Figure 3. Inhibition of IL-17A in tumor sites promotes CTLs activation, especially in the tumor microenvironment.

The cytotoxicity assay used CD8⁺ T cells from splenocytes or TILs in MC38 subcutaneous tumor treated Ad-si-IL-17 and Ad-SNC. (A) The cytotoxic activities against MC38 cells of CD8⁺ T cells from splenocytes in mice treated with intratumoral injection of Ad-si-IL-17 were almost the same as those in control mice (n = 5). The cytotoxic activities against B16 cells were less than 10% in both groups (n = 5). (B) The cytotoxic activities against MC38 cells in CD8⁺ T cells from TILs in mice treated with intratumoral injection of Ad-si-IL-17 were significantly higher than those with Ad-SNC (n = 3). Data are representative of two independent experiments. Data are presented as means ± SE. *P<0.05, Mann-Whitney test.

Figure 4. Inhibition of IL-17A in tumor sites increases Th1 cells in tumor microenvironment.

Splenocytes and TILs were collected from spleens or tumor tissues of MC38 subcutaneous tumor model. Th1/Th2 cells were detected by intracellular staining assay of anti-IFN-γ mAb and anti-IL-4 mAb. Representative flow cytometry analysis profiles gated on anti-CD4 mAb. Ad-si-IL-17 treatment increased Th1 phenotype of TILs compared to control, but that of splenocytes was similar level in both treatments. Th2 phenotype was similar ratio of TILs and splenocytes in both treatment. Data are representative of two independent experiments (n = 5).

Figure 5. Inhibition of IL-17A at tumor sites reduces MDSCs and Treg cells in the tumor microenvironment.

(A) Splenocytes and TILs were collected from spleens or tumor tissues of MC38 subcutaneous tumor model. Treg cells were detected by intracellular staining assay of anti-Foxp3 mAb. Representive flow cytometry analysis profiles gated on anti-CD3 and anti-CD4 mAb.
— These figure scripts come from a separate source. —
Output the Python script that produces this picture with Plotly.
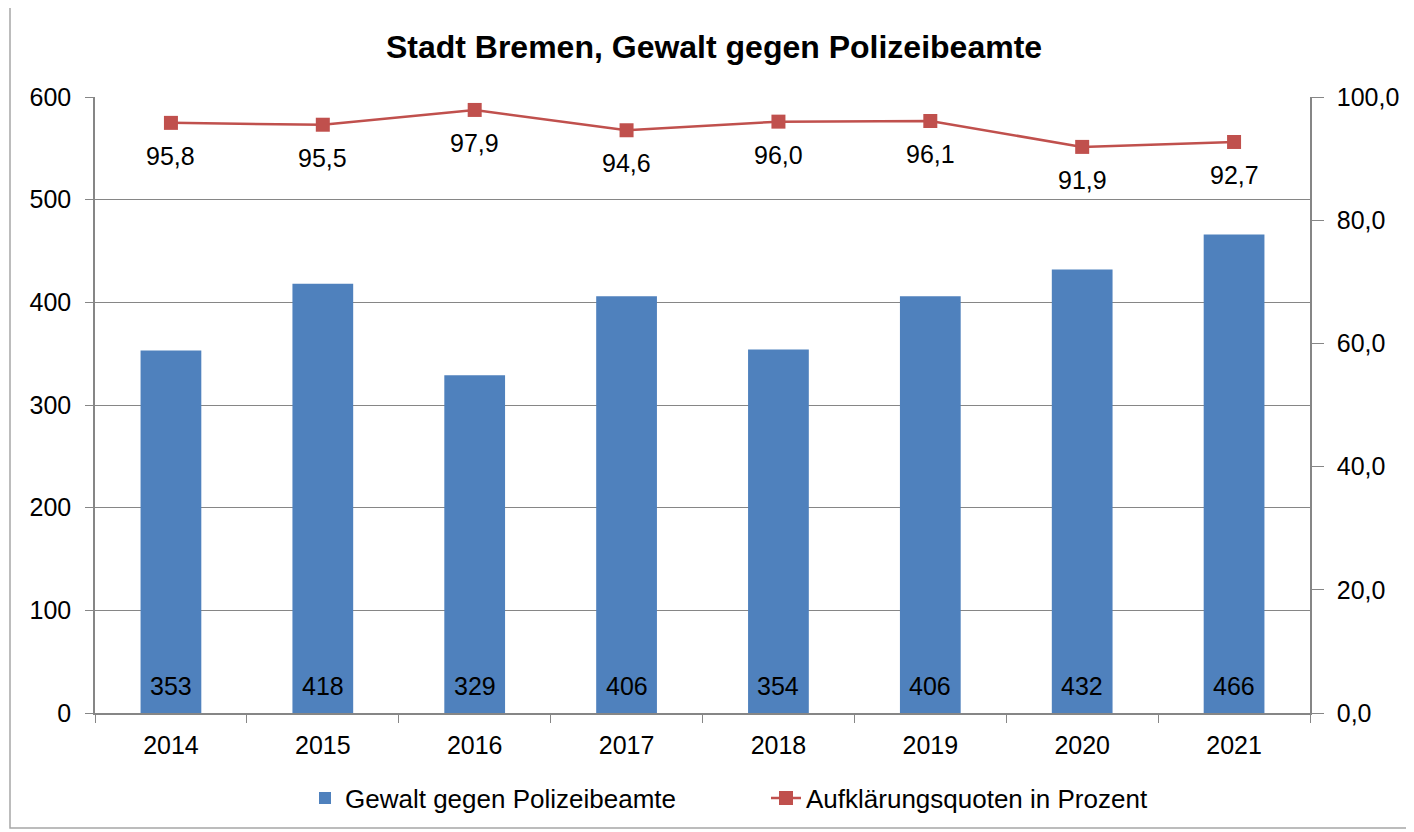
import plotly.graph_objects as go

years = ["2014", "2015", "2016", "2017", "2018", "2019", "2020", "2021"]
cases = [353, 418, 329, 406, 354, 406, 432, 466]
clearance = [95.8, 95.5, 97.9, 94.6, 96.0, 96.1, 91.9, 92.7]

bar_name = "Gewalt gegen Polizeibeamte"
line_name = "Aufklärungsquoten in Prozent"
title = "Stadt Bremen, Gewalt gegen Polizeibeamte"

FONT = "Liberation Sans, Arial, sans-serif"
GRID = "#868686"
FS = 25

# page body has an 8px margin; compensate
W, H = 1414 - 8, 832 - 8
L, T = 95 - 8, 97 - 8
PW, PH = 1215, 616

fig = go.Figure()
fig.add_trace(go.Bar(
    x=years, y=cases, name=bar_name,
    marker=dict(color="#4F81BD", line=dict(width=0)),
    width=0.4,
))
fig.add_trace(go.Scatter(
    x=years, y=clearance, name=line_name, yaxis="y2",
    mode="lines+markers",
    line=dict(color="#C0504D", width=2.5),
    marker=dict(symbol="square", size=14, color="#C0504D"),
    cliponaxis=False,
))

annotations = [
    dict(x=i, y=v, xref="x", yref="y2", text=f"{v:.1f}".replace(".", ","),
         showarrow=False, yshift=-33, font=dict(size=FS, family=FONT, color="black"))
    for i, v in enumerate(clearance)
] + [
    dict(x=i, y=0, xref="x", yref="y", text=str(v),
         showarrow=False, yshift=27, font=dict(size=FS, family=FONT, color="black"))
    for i, v in enumerate(cases)
]

fig.update_layout(
    width=W, height=H,
    margin=dict(l=L, r=W - L - PW, t=T, b=H - T - PH, autoexpand=False),
    paper_bgcolor="white", plot_bgcolor="white",
    separators=",.",
    font=dict(family=FONT, size=FS, color="black"),
    title=dict(text="<b>" + title + "</b>", x=(714 - 8) / W, xanchor="center",
               y=1 - (47 - 8) / H, yanchor="middle",
               font=dict(size=32, family=FONT, color="black")),
    showlegend=True,
    legend=dict(orientation="h", x=(305 - 95) / PW, xanchor="left",
                y=(713 - 798) / PH, yanchor="middle", entrywidth=416,
                font=dict(size=26, family=FONT), traceorder="normal"),
    annotations=annotations,
    xaxis=dict(type="category", tickson="boundaries", ticks="outside", ticklen=8,
               tickcolor=GRID, showline=True, linecolor=GRID, linewidth=1.5,
               showgrid=False, tickfont=dict(size=FS), ticklabelstandoff=9,
               range=[-0.5, 7.5]),
    yaxis=dict(range=[0, 600], dtick=100, ticks="outside", ticklen=8, tickcolor=GRID,
               showline=True, linecolor=GRID, linewidth=1.5,
               showgrid=True, gridcolor=GRID, gridwidth=1, zeroline=False,
               tickfont=dict(size=FS), ticklabelstandoff=9),
    yaxis2=dict(range=[0, 100], dtick=20, tickformat=".1f", overlaying="y", side="right",
                ticks="outside", ticklen=12, tickcolor=GRID,
                showline=True, linecolor=GRID, linewidth=1.5,
                showgrid=False, zeroline=False, tickfont=dict(size=FS),
                ticklabelstandoff=8),
    shapes=[dict(type="rect", xref="paper", yref="paper",
                 x0=(10 - 95) / PW, x1=(1410 - 95) / PW,
                 y0=(713 - 828) / PH, y1=(713 - 5) / PH,
                 line=dict(color="#A6A6A6", width=1.5), fillcolor="rgba(0,0,0,0)",
                 layer="below")],
)

fig.write_html("out.html")
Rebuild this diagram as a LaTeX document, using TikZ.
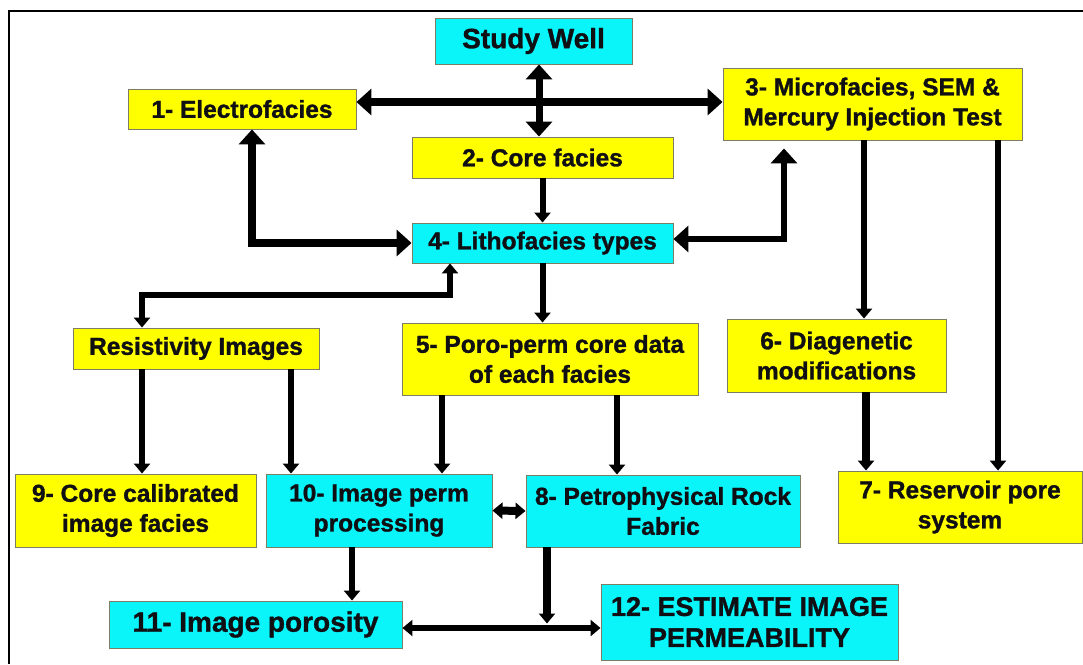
\documentclass[tikz,border=0pt]{standalone}
\usepackage{fontspec}
\setmainfont[BoldFeatures={FakeBold=1.2}]{Liberation Sans}
\usetikzlibrary{arrows.meta}
\definecolor{boxcyan}{RGB}{10,245,250}
\definecolor{boxyellow}{RGB}{255,255,0}
\definecolor{boxedge}{RGB}{125,125,100}
\definecolor{ink}{RGB}{15,15,20}
\tikzset{
  box/.style={draw=boxedge, line width=0.9pt, inner sep=0pt, align=center,
    font=\bfseries\fontsize{24.5}{30}\selectfont, text=ink},
  ybox/.style={box, fill=boxyellow},
  cbox/.style={box, fill=boxcyan},
  bigfont/.style={font=\bfseries\fontsize{28}{32}\selectfont},
  conn/.style={draw=black, line width=6pt},
  heavy/.style={draw=black, line width=8pt},
  dblbig/.style={arrows={Triangle[width=26pt,length=15pt]-Triangle[width=26pt,length=15pt]}},
  dblsmall/.style={arrows={Triangle[width=16pt,length=10pt]-Triangle[width=16pt,length=10pt]}},
  onesmall/.style={arrows={-Triangle[width=16pt,length=10pt]}},
}
\begin{document}
\begin{tikzpicture}[x=1pt,y=-1pt]
\useasboundingbox (0,0) rectangle (1083,664);
\fill[white] (0,0) rectangle (1083,664);
% frame
\draw[line width=2pt] (1083,11) -- (9,11) -- (9,664);

% nodes
\node[cbox, bigfont, minimum width=197pt, minimum height=46pt] (sw) at (533.5,41) {Study Well};
\node[ybox, minimum width=228pt, minimum height=40pt] (e1) at (242,109) {1- Electrofacies};
\node[ybox, minimum width=299pt, minimum height=72pt] (m3) at (872.5,104) {3- Microfacies, SEM \&\\Mercury Injection Test};
\node[ybox, minimum width=261pt, minimum height=41pt] (c2) at (542.5,157.5) {2- Core facies};
\node[cbox, minimum width=261pt, minimum height=40pt] (l4) at (542.5,243) {4- Lithofacies types};
\node[ybox, minimum width=246pt, minimum height=41pt] (ri) at (196,348.5) {Resistivity Images};
\node[ybox, minimum width=296pt, minimum height=72pt] (p5) at (550,359) {5- Poro-perm core data\\of each facies};
\node[ybox, minimum width=219pt, minimum height=73pt] (d6) at (836.5,355.5) {6- Diagenetic\\modifications};
\node[ybox, minimum width=241pt, minimum height=73pt] (c9) at (135.5,510.5) {9- Core calibrated\\image facies};
\node[cbox, minimum width=226pt, minimum height=73pt] (i10) at (379,510.5) {10- Image perm\\processing};
\node[cbox, minimum width=274pt, minimum height=72pt] (f8) at (663,511) {8- Petrophysical Rock\\Fabric};
\node[ybox, minimum width=244pt, minimum height=72pt] (r7) at (960,507) {7- Reservoir pore\\system};
\node[cbox, bigfont, minimum width=293pt, minimum height=47pt] (p11) at (255.5,624.5) {11- Image porosity};
\node[cbox, font=\bfseries\fontsize{27}{31}\selectfont, minimum width=297pt, minimum height=76pt] (e12) at (749.5,622) {12- ESTIMATE IMAGE\\PERMEABILITY};

% connectors
\draw[heavy, dblbig] ([yshift=7]e1.east) -- ([yshift=2]m3.west);
\draw[conn, line width=7pt, dblbig] ([xshift=5.5]sw.south) -- ([xshift=-3.5]c2.north);
\draw[conn, onesmall] (c2.south) -- (l4.north);
\draw[heavy, dblbig] ([xshift=10]e1.south) |- (l4.west);
\draw[conn, dblbig] ([yshift=4]l4.east) -| ([xshift=-88.5,yshift=-8]m3.south);
\draw[conn, dblsmall] ([xshift=-92.5]l4.south) -- ++(0,32) -| ([xshift=-54]ri.north);
\draw[conn, onesmall] (l4.south) -- (l4.south |- p5.north);
\draw[conn, onesmall] ([xshift=-8.5]m3.south) -- ([xshift=-8.5]m3.south |- d6.north);
\draw[conn, onesmall] ([xshift=125.5]m3.south) -- ([xshift=125.5]m3.south |- r7.north);
\draw[heavy, onesmall] ([xshift=29.5]d6.south) -- ([xshift=29.5]d6.south |- r7.north);
\draw[conn, onesmall] ([xshift=-54]ri.south) -- ([xshift=-54]ri.south |- c9.north);
\draw[conn, onesmall] ([xshift=95]ri.south) -- ([xshift=95]ri.south |- i10.north);
\draw[conn, onesmall] ([xshift=-108]p5.south) -- ([xshift=-108]p5.south |- i10.north);
\draw[conn, onesmall] ([xshift=67]p5.south) -- ([xshift=67]p5.south |- f8.north);
\draw[heavy, dblsmall] (i10.east) -- (f8.west);
\draw[conn, onesmall] ([xshift=-27]i10.south) -- ([xshift=-27]i10.south |- p11.north);
\draw[conn, dblsmall] ([yshift=-3.5]p11.east) -- ([yshift=-6]e12.west);
\draw[heavy, onesmall, shorten >=1pt] ([xshift=-116]f8.south) -- ([xshift=-116]f8.south |- p11.east);
\end{tikzpicture}
\end{document}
Ad-si-IL-17 treatment decreased the ratio of Treg cells in TILs, but those in splenocytes were similar in both treatments. Data are representative of two independent experiments (n = 5). (B) Splenocytes and TILs were collected from spleens or tumor tissues of the MC38 subcutaneous tumor model. MDSCs cells were detected by double-staining of anti-CD11b mAb and anti-Gr1 mAb. Representive flow cytometry analysis profiles gated on anti-CD45 mAb. Ad-si-IL-17 treatment decreased the ratio of MDSCs in TILs, but those in splenocytes were at similar levels in both treatments. Data are representative of two independent experiments (n = 5). (C) Levels of IL-6 and CCL2 protein were measured in tumor lysates from mice at 14 d after having been treated with Ad-SNC, or Ad-si-IL-17. IL-6 and CCL2 were significantly decreased in tumors from Ad-si-IL-17–injected mice compared with control mice. Data are presented as means ± SE (n = 5). *P<0.05, Student's t test.